Solar Orbiter Spacecraft Unboxed; Atlas V Launch Vehicle Arrives

The Solar Orbiter spacecraft has been removed from its shipping container inside the Astrotech Space Operations facility in Titusville, Florida, on Nov. 18, 2019.
The Solar Orbiter spacecraft has been removed from its shipping container inside the Astrotech Space Operations facility in Titusville, Florida. Photo credit: NASA/Kim Shiflett

The United Launch Alliance (ULA) Atlas V booster that will launch the Solar Orbiter on its upcoming mission to study the Sun has arrived at the Florida spaceport, while the spacecraft is beginning launch preparations of its own.

The United Launch Alliance Atlas V booster that will launch the Solar Orbiter spacecraft is delivered by truck to the Atlas Spaceflight Operations Center at Florida's Cape Canaveral Air Force Station on Nov. 21, 2019.
The United Launch Alliance Atlas V booster that will launch the Solar Orbiter spacecraft is delivered by truck to the Atlas Spaceflight Operations Center at Florida’s Cape Canaveral Air Force Station on Nov. 21, 2019. Photo credit: NASA/Ben Smegelsky

The company’s cargo vessel, Rocketship – formerly known as Mariner – delivered the Atlas V first stage and Centaur upper stage to Port Canaveral on Nov. 20, 2019, after traveling from the booster’s manufacturing facility at Decatur, Alabama. Upon arrival at the port, the launch hardware was trucked to separate facilities at nearby Cape Canaveral Air Force Station: the booster to ULA’s Atlas Spaceflight Operations Center (ASOC) and the Centaur to a separate facility. Both stages will undergo preflight checkouts before the components are stacked for launch at the Space Launch Complex 41 Vertical Integration Facility closer to liftoff.

Meanwhile, the Solar Orbiter spacecraft has been removed from its shipping container for the start of its own prelaunch preparations at the Astrotech Space Operations Facility in Titusville, Florida. The spacecraft was uncrated Nov. 15 and rotated to vertical on Nov. 18, paving the way for upcoming processing and checkouts, including tests of the spacecraft and its suite of science instruments, as well as its propellant pressurization system.

Solar Orbiter is a European Space Agency mission with strong NASA participation. The mission aims to study the Sun, its outer atmosphere and solar winds. The spacecraft will provide the first images of the Sun’s poles. NASA’s Launch Services Program based at Kennedy is managing the launch. Liftoff is scheduled for Feb. 5, 2020, from Cape Canaveral Air Force Station’s Space Launch Complex 41 aboard the ULA Atlas V launch vehicle.

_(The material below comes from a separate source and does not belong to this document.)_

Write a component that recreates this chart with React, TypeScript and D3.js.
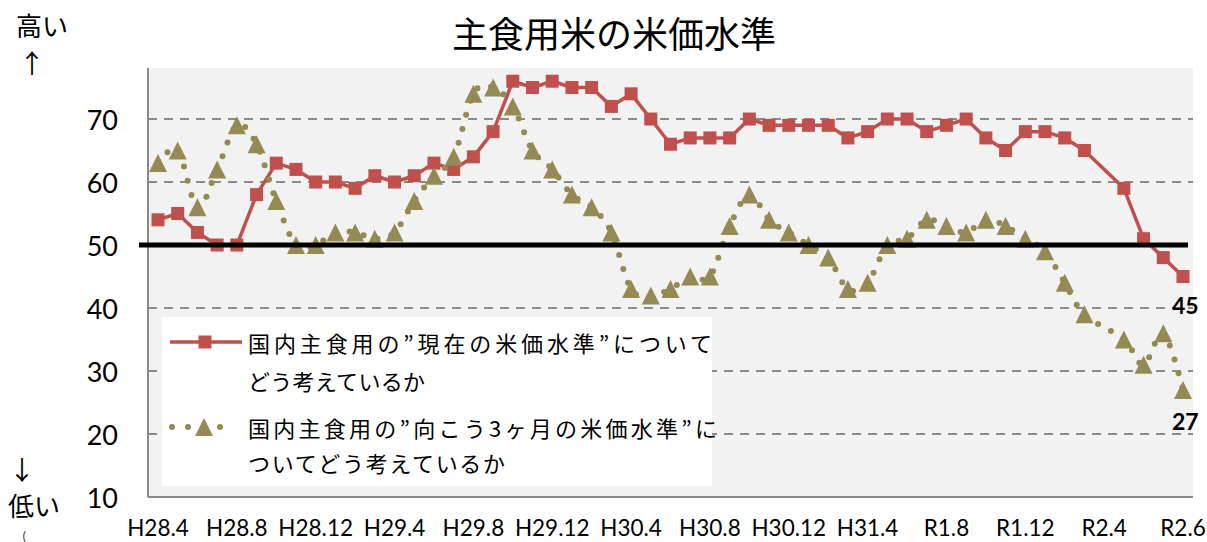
import * as d3 from 'd3';

// x軸 (4か月ごとの目盛ラベル)
const tickLabels = ['H28.4', 'H28.8', 'H28.12', 'H29.4', 'H29.8', 'H29.12', 'H30.4', 'H30.8', 'H30.12', 'H31.4', 'R1.8', 'R1.12', 'R2.4', 'R2.6'];
const categoryCount = 53;
const tickEvery = 4;

// 国内主食用の"現在の米価水準"についてどう考えているか
const currentLevel: (number | null)[] = [
  54, 55, 52, 50, 50, 58, 63, 62, 60, 60,
  59, 61, 60, 61, 63, 62, 64, 68, 76, 75,
  76, 75, 75, 72, 74, 70, 66, 67, 67, 67,
  70, 69, 69, 69, 69, 67, 68, 70, 70, 68,
  69, 70, 67, 65, 68, 68, 67, 65, null, 59,
  51, 48, 45,
];

// 国内主食用の"向こう3ヶ月の米価水準"についてどう考えているか
const outlook: (number | null)[] = [
  63, 65, 56, 62, 69, 66, 57, 50, 50, 52,
  52, 51, 52, 57, 61, 64, 74, 75, 72, 65,
  62, 58, 56, 52, 43, 42, 43, 45, 45, 53,
  58, 54, 52, 50, 48, 43, 44, 50, 51, 54,
  53, 52, 54, 53, 51, 49, 44, 39, null, 35,
  31, 36, 27,
];

const yTicks = [10, 20, 30, 40, 50, 60, 70];
const gridValues = [20, 30, 40, 60, 70];
const baseValue = 50;

const RED = '#C0504D';
const OLIVE = '#948A54';
const JP = '"Noto Sans CJK JP", sans-serif';
const NUM = 'Lato, "Open Sans", sans-serif';

const W = 1207;
const H = 542;
const plot = { left: 148, right: 1193, top: 68, bottom: 497 };

const x = d3.scalePoint<number>().domain(d3.range(categoryCount)).range([158, 1183]);
const y = d3.scaleLinear().domain([10, 78.1]).range([plot.bottom, plot.top]);

type Pt = { i: number; v: number };
const toPoints = (arr: (number | null)[]): Pt[] =>
  arr.map((v, i) => ({ i, v })).filter((d): d is Pt => d.v !== null);

const redPts = toPoints(currentLevel);
const olivePts = toPoints(outlook);

const redLine = d3.line<Pt>().x(d => x(d.i)!).y(d => y(d.v));
const oliveLine = d3.line<Pt>().x(d => x(d.i)!).y(d => y(d.v)).curve(d3.curveCatmullRom.alpha(0));

const tri = 'M0,-9L9,9L-9,9Z';

export default function App() {
  const last = categoryCount - 1;
  return (
    <div style={{ position: 'absolute', left: 0, top: 0 }}>
      <svg width={W} height={H} style={{ display: 'block', background: '#fff' }}>
        {/* plot area */}
        <rect x={plot.left} y={plot.top} width={plot.right - plot.left} height={plot.bottom - plot.top} fill="#F2F2F2" />
        {gridValues.map(v => (
          <line key={v} x1={plot.left} x2={plot.right} y1={y(v)} y2={y(v)} stroke="#8A8A8A" strokeWidth={2} strokeDasharray="9 7" />
        ))}
        <line x1={plot.left} x2={plot.left} y1={plot.top} y2={plot.bottom} stroke="#8A8A8A" strokeWidth={2} />
        <line x1={plot.left} x2={plot.right} y1={plot.bottom} y2={plot.bottom} stroke="#8A8A8A" strokeWidth={2} />
        {yTicks.map(v => (
          <g key={v}>
            <line x1={plot.left} x2={plot.left + 7} y1={y(v)} y2={y(v)} stroke="#8A8A8A" strokeWidth={1.5} />
            <text x={118} y={y(v)} textAnchor="end" dominantBaseline="central" fontFamily={NUM} fontSize={27} fill="#000">{v}</text>
          </g>
        ))}
        {tickLabels.map((t, k) => (
          <text key={t} x={x(k * tickEvery)} y={536} textAnchor="middle" fontFamily={NUM} fontSize={22.5} fill="#000">{t}</text>
        ))}

        {/* series */}
        <path d={redLine(redPts) || ''} fill="none" stroke={RED} strokeWidth={3.5} strokeLinejoin="round" />
        {redPts.map(d => (
          <rect key={d.i} x={x(d.i)! - 6.5} y={y(d.v) - 6.5} width={13} height={13} fill={RED} />
        ))}
        <path d={oliveLine(olivePts) || ''} fill="none" stroke={OLIVE} strokeWidth={6} strokeLinecap="round" strokeDasharray="0 14.5" />
        {olivePts.map(d => (
          <path key={d.i} d={tri} transform={`translate(${x(d.i)},${y(d.v)})`} fill={OLIVE} />
        ))}

        {/* 50 line */}
        <line x1={139} x2={1188} y1={y(baseValue)} y2={y(baseValue)} stroke="#000" strokeWidth={5} />

        {/* data labels */}
        <text x={x(last)! - 11} y={y(currentLevel[last]!) + 28} dominantBaseline="central" fontFamily={NUM} fontWeight="bold" fontSize={23}>{currentLevel[last]}</text>
        <text x={x(last)! - 11} y={y(outlook[last]!) + 31} dominantBaseline="central" fontFamily={NUM} fontWeight="bold" fontSize={23}>{outlook[last]}</text>

        {/* legend */}
        <rect x={162} y={317} width={550} height={169} fill="#fff" />
        <line x1={170} x2={242} y1={342} y2={342} stroke={RED} strokeWidth={3.5} />
        <rect x={198.5} y={335.5} width={13} height={13} fill={RED} />
        <line x1={172} x2={236} y1={427} y2={427} stroke={OLIVE} strokeWidth={6} strokeLinecap="round" strokeDasharray="0 16" />
        <path d={tri} transform="translate(204,427)" fill={OLIVE} />
        <g fontFamily={JP} fontSize={22} fill="#000">
          <text x={248} y={342} dominantBaseline="central" textLength={464} lengthAdjust="spacing">国内主食用の”現在の米価水準”について</text>
          <text x={248} y={380} dominantBaseline="central" textLength={177} lengthAdjust="spacing">どう考えているか</text>
          <text x={248} y={427} dominantBaseline="central" textLength={469} lengthAdjust="spacing">国内主食用の”向こう3ヶ月の米価水準”に</text>
          <text x={248} y={462} dominantBaseline="central" textLength={257} lengthAdjust="spacing">ついてどう考えているか</text>
        </g>

        {/* title and side notes */}
        <text x={614} y={32} textAnchor="middle" dominantBaseline="central" fontFamily={JP} fontSize={36} fill="#000">主食用米の米価水準</text>
        <text x={16} y={24} dominantBaseline="central" fontFamily={JP} fontSize={26} fill="#000">高い</text>
        <text x={32} y={61} textAnchor="middle" dominantBaseline="central" fontFamily={JP} fontSize={26} fill="#000">↑</text>
        <text x={22} y={468} textAnchor="middle" dominantBaseline="central" fontFamily={JP} fontSize={26} fill="#000">↓</text>
        <text x={8} y={504} dominantBaseline="central" fontFamily={JP} fontSize={26} fill="#000">低い</text>
        <text x={24} y={535} textAnchor="middle" dominantBaseline="central" fontFamily={JP} fontSize={11} fill="#000">(</text>
      </svg>
    </div>
  );
}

Solar Orbiter Arrives at Kennedy from Europe

The Solar Orbiter spacecraft is placed on a truck for transportation from the Launch and Landing Facility at NASA’s Kennedy Space Center in Florida to the Astrotech Space Operations facility in nearby Titusville on Nov. 1, 2019.
The Solar Orbiter spacecraft is placed on a truck for transportation from the Launch and Landing Facility at NASA’s Kennedy Space Center in Florida to the Astrotech Space Operations facility in nearby Titusville on Nov. 1, 2019. Photo credit: NASA/Ben Smegelsky

The European Space Agency’s (ESA) Solar Orbiter spacecraft arrived at the Launch and Landing Facility, formerly known as the Shuttle Landing Facility, at NASA’s Kennedy Space Center in Florida aboard an Antonov cargo plane from Munich, Germany, on Nov. 1. Upon arrival at the Florida spaceport, the spacecraft was offloaded and transported to the Astrotech Space Operations facility in nearby Titusville, where it will spend the next few months undergoing final preparations, tests and checkouts for liftoff.

Solar Orbiter is an ESA mission that will study the Sun, its outer atmosphere and solar winds. Using high spatial resolution telescopes, the spacecraft will observe the Sun’s atmosphere up close and compare these observations with measurements taken around the spacecraft. Due to its unique orbit, Solar Orbiter will provide the first images of the Sun’s poles. NASA’s Launch Services Program based at Kennedy is managing the launch.

Although developed independently, ESA’s Solar Orbiter and NASA’s Parker Solar Probe, which launched Aug. 12, 2018, are natural teammates. Solar Orbiter’s comprehensive science instruments and unique orbit will help scientists place NASA’s Parker Solar Probe’s measurements in context. By working together in this way, the two spacecraft will collect complementary data sets allowing more science to be gathered from the two missions than either could manage on its own.

The spacecraft’s mission to the Sun is planned for launch on a United Launch Alliance Atlas V-411 rocket from SLC-41 at Cape Canaveral Air Force Station in Florida on Feb. 5, 2020, at 11:15 p.m. EST.